Kimberley's Guide To Area Carpets - Dec/Jan2016

I don’t believe anything underscores a beautiful room quite like an area rug. Whether it’s a handwoven Oriental, a French needlepoint, a rustic sisal, or a modern loop, an area rug is what I call a desirable necessity. Intensely practical, these self-bound carpets satisfy our craving for comfort and luxury; two things I could never live without. So, for true success underfoot, here are a few things you may want to know about area rugs.


Prior to the 17th century, carpets made on handlooms were used primarily to cover walls, tables, and chairs. That may seem strange to us but, at that time, carpets provided much needed warmth in cold, stone interiors. Today, of course, area rugs still provide warmth and comfort, although they are used primarily underfoot.

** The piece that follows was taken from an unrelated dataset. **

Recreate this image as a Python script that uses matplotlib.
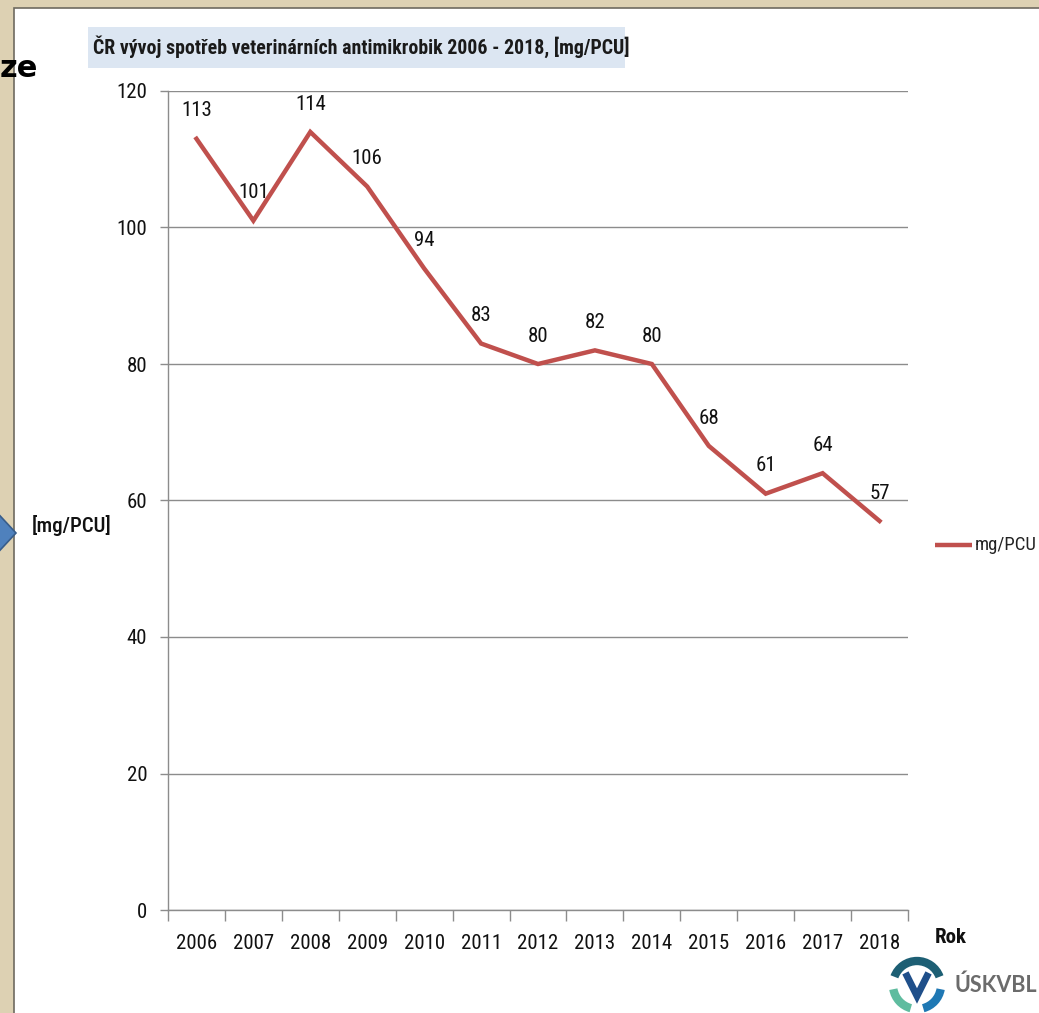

Area rugs have a multitude of practical purposes beyond providing a beautiful backdrop for a room’s furnishings. A well-placed carpet can introduce structure to an openconcept floor plan, one of the most difficult challenges when working with loft spaces. It can also intimately enfold a conversation grouping, direct the flow of traffic, and help define distinct areas of activity. The right area rug will link disparate furnishings, and even provide inspiration for colour schemes. One large area rug or several smaller carpets can hide unsightly flooring such as worn carpeting or linoleum, help stop dirt at entranceways, and anchor individual seating arrangements. Area rugs can also help dampen noise levels within rooms—something that may appeal to you if you have toddlers or teens.


The sheer enormity of choice in selecting a carpet prevents any kind of brief discussion on which type of pattern to choose. However, it is safe to make a couple of generalizations. Modern- and contemporary-styled area rugs tend to involve less pattern, while traditional-styled carpets usually contain more pattern and more intricate detailing. While all-over patterns visually help to widen and energize a room, geometric patterns, or those with a border, visually enclose an area of space. Choose a central medallion on carpets in open-seating arrangements or centered under glass tables. However, if a space is an awkward shape or proportion, a central medallion will only accentuate that.


The most common question I am asked regarding area rugs has to do with size. “How big should my area rug be?” In order to determine the maximum size of a room’s area rug, try this formula: subtract three feet from the room’s width and three feet from the room’s length. This allows for a sufficient “frame” of floor around the perimeter of the carpet.

And yes, do place at least the majority of the furniture fully on the carpet.